[Begin DATA BLOCK]

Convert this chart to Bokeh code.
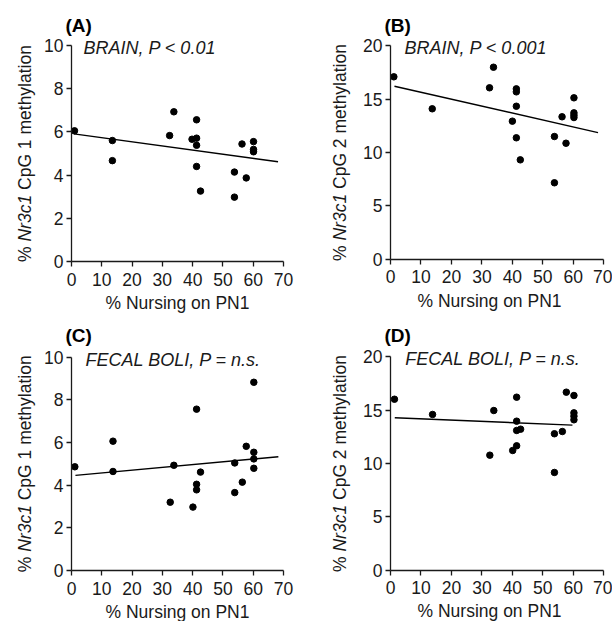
import math
from bokeh.plotting import figure
from bokeh.layouts import gridplot
from bokeh.models import Range1d, Label
from bokeh.embed import file_html
from bokeh.resources import INLINE

# ---------------- data ----------------
x_ticks = [0, 10, 20, 30, 40, 50, 60, 70]
y_ticks_cpg1 = [0, 2, 4, 6, 8, 10]
y_ticks_cpg2 = [0, 5, 10, 15, 20]
x_title = "% Nursing on PN1"

# (A) Brain, CpG 1
brain_cpg1_x = [1.0, 13.5, 13.5, 32.4, 33.8, 39.8, 41.3, 41.3, 41.3, 41.3, 42.6, 53.8, 53.8, 56.3, 57.7, 60.1, 60.1, 60.1]
brain_cpg1_y = [6.05, 5.60, 4.67, 5.83, 6.93, 5.66, 5.71, 6.56, 5.38, 4.40, 3.26, 4.14, 2.98, 5.44, 3.87, 5.55, 5.19, 5.08]
brain_cpg1_fit_x = [0.8, 68.2]
brain_cpg1_fit_y = [5.91, 4.62]

# (B) Brain, CpG 2
brain_cpg2_x = [1.1, 13.7, 32.5, 33.8, 40.0, 41.3, 41.3, 41.3, 41.3, 42.6, 53.8, 53.8, 56.3, 57.6, 60.2, 60.2, 60.2, 60.2]
brain_cpg2_y = [17.1, 14.1, 16.07, 18.0, 12.94, 15.97, 15.69, 14.34, 11.38, 9.31, 11.5, 7.16, 13.35, 10.87, 15.13, 13.72, 13.5, 13.28]
brain_cpg2_fit_x = [1.3, 68.1]
brain_cpg2_fit_y = [16.22, 11.87]

# (C) Fecal boli, CpG 1
fecal_cpg1_x = [1.1, 13.7, 13.7, 32.6, 33.8, 40.1, 41.3, 41.3, 41.3, 42.6, 53.9, 53.9, 56.4, 57.7, 60.2, 60.2, 60.2, 60.2]
fecal_cpg1_y = [4.86, 6.06, 4.64, 3.20, 4.93, 2.97, 7.56, 4.04, 3.78, 4.61, 5.04, 3.65, 4.14, 5.82, 8.82, 5.54, 5.23, 4.79]
fecal_cpg1_fit_x = [1.3, 68.3]
fecal_cpg1_fit_y = [4.46, 5.33]

# (D) Fecal boli, CpG 2
fecal_cpg2_x = [1.3, 13.8, 32.6, 33.9, 40.1, 41.4, 41.4, 41.4, 41.4, 42.7, 53.8, 53.8, 56.4, 57.7, 60.2, 60.2, 60.2, 60.2]
fecal_cpg2_y = [16.03, 14.6, 10.78, 14.97, 11.22, 16.22, 13.97, 13.1, 11.66, 13.22, 12.79, 9.16, 13.0, 16.69, 16.38, 14.75, 14.44, 14.1]
fecal_cpg2_fit_x = [1.4, 59.7]
fecal_cpg2_fit_y = [14.29, 13.6]

# ---------------- styling ----------------
FONT = "Liberation Sans"
INK = "#1a1a1a"
TICK_FS = 17.5
TITLE_FS = 17.5
NOTE_FS = 18
LETTER_FS = 19

# canvas sizes of the two columns / rows
COL_W = [300, 312]
ROW_H = [315, 306]


def make_panel(letter, note, cpg_num, xs, ys, fx, fy, ymax, yticks,
               fig_w, fig_h, ax_x0, ax_y0, px_x70, px_ytop,
               ylab_dx, xlab_dy, xlab_cx, note_dx, letter_dy):
    # pixel geometry (relative to this canvas) -> data ranges so the frame fills the canvas
    ppx = (px_x70 - ax_x0) / 70.0
    ppy = (ax_y0 - px_ytop) / ymax
    x_start = -ax_x0 / ppx
    x_end = (fig_w - ax_x0) / ppx
    y_end = ymax + px_ytop / ppy
    y_start = -(fig_h - ax_y0) / ppy

    p = figure(width=fig_w, height=fig_h, output_backend="svg",
               toolbar_location=None,
               x_range=Range1d(x_start, x_end), y_range=Range1d(y_start, y_end),
               min_border=0)
    p.grid.visible = False
    p.outline_line_color = None
    p.background_fill_color = "white"
    p.border_fill_color = "white"
    p.xaxis.ticker = x_ticks
    p.yaxis.ticker = yticks
    p.xaxis.fixed_location = 0
    p.yaxis.fixed_location = 0
    p.xaxis.bounds = (0, 70)
    p.yaxis.bounds = (0, ymax)
    for ax in (p.xaxis[0], p.yaxis[0]):
        ax.axis_line_color = INK
        ax.axis_line_width = 1.3
        ax.major_tick_line_color = INK
        ax.major_tick_line_width = 1.3
        ax.major_tick_in = 0
        ax.major_tick_out = 5
        ax.minor_tick_line_color = None
        ax.major_label_text_font = FONT
        ax.major_label_text_font_size = f"{TICK_FS}px"
        ax.major_label_text_color = INK
    p.yaxis.major_label_standoff = 3
    p.xaxis.major_label_standoff = 6

    p.line(fx, fy, line_color="black", line_width=1.4)
    p.scatter(xs, ys, size=6.5, fill_color="black", line_color="black")

    # panel letter
    p.add_layout(Label(x=0, y=ymax, x_offset=-6, y_offset=letter_dy, text=letter,
                       text_font=FONT, text_font_style="bold",
                       text_font_size=f"{LETTER_FS}px", text_color="black",
                       text_align="left", text_baseline="middle"))
    # note
    p.add_layout(Label(x=0, y=ymax, x_offset=note_dx, y_offset=-2.5, text=note,
                       text_font=FONT, text_font_style="italic",
                       text_font_size=f"{NOTE_FS}px", text_color=INK,
                       text_align="left", text_baseline="middle"))
    # x axis title
    p.add_layout(Label(x=xlab_cx, y=0, y_offset=-xlab_dy, text=x_title,
                       text_font=FONT, text_font_size=f"{TITLE_FS}px", text_color=INK,
                       text_align="center", text_baseline="middle"))
    # y axis title with italic gene name (Arial metrics in em)
    w_pct = 1.167 * TITLE_FS
    w_gene = 2.667 * TITLE_FS
    w_sp = 0.278 * TITLE_FS
    w_rest = 8.281 * TITLE_FS
    total = w_pct + w_gene + w_sp + w_rest
    start = -total / 2
    segs = [("%", "normal", start),
            ("Nr3c1", "italic", start + w_pct),
            (f"CpG {cpg_num} methylation", "normal", start + w_pct + w_gene + w_sp)]
    for txt, style, off in segs:
        p.add_layout(Label(x=0, y=ymax / 2, x_offset=ylab_dx, y_offset=off,
                           text=txt, angle=math.pi / 2,
                           text_font=FONT, text_font_style=style,
                           text_font_size=f"{TITLE_FS}px", text_color=INK,
                           text_align="left", text_baseline="middle"))
    return p


pA = make_panel("(A)", "BRAIN, P < 0.01", 1, brain_cpg1_x, brain_cpg1_y,
                brain_cpg1_fit_x, brain_cpg1_fit_y, 10, y_ticks_cpg1,
                COL_W[0], ROW_H[0], 71, 261, 283, 45, -47, 41.5, 35, 12, 20)
pB = make_panel("(B)", "BRAIN, P < 0.001", 2, brain_cpg2_x, brain_cpg2_y,
                brain_cpg2_fit_x, brain_cpg2_fit_y, 20, y_ticks_cpg2,
                COL_W[1], ROW_H[0], 90, 258.6, 303.3, 45.4, -51, 41.5, 32.5, 14, 20)
pC = make_panel("(C)", "FECAL BOLI, P = n.s.", 1, fecal_cpg1_x, fecal_cpg1_y,
                fecal_cpg1_fit_x, fecal_cpg1_fit_y, 10, y_ticks_cpg1,
                COL_W[0], ROW_H[1], 71, 255, 283, 41.6, -47, 41, 35, 14, 21.5)
pD = make_panel("(D)", "FECAL BOLI, P = n.s.", 2, fecal_cpg2_x, fecal_cpg2_y,
                fecal_cpg2_fit_x, fecal_cpg2_fit_y, 20, y_ticks_cpg2,
                COL_W[1], ROW_H[1], 90, 254.6, 303.3, 41.4, -51, 41, 32.5, 14.7, 21.5)

grid = gridplot([[pA, pB], [pC, pD]], toolbar_location=None)

open("out.html", "w").write(file_html(grid, INLINE))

[End DATA BLOCK]

CHALLENGE
Output exactly the span of lines from the top of the listing through the line holding "from bokeh.resources import INLINE", and leave every picture out.

WRITTEN RESPONSE
Convert this chart to Bokeh code.
import math
from bokeh.plotting import figure
from bokeh.layouts import gridplot
from bokeh.models import Range1d, Label
from bokeh.embed import file_html
from bokeh.resources import INLINE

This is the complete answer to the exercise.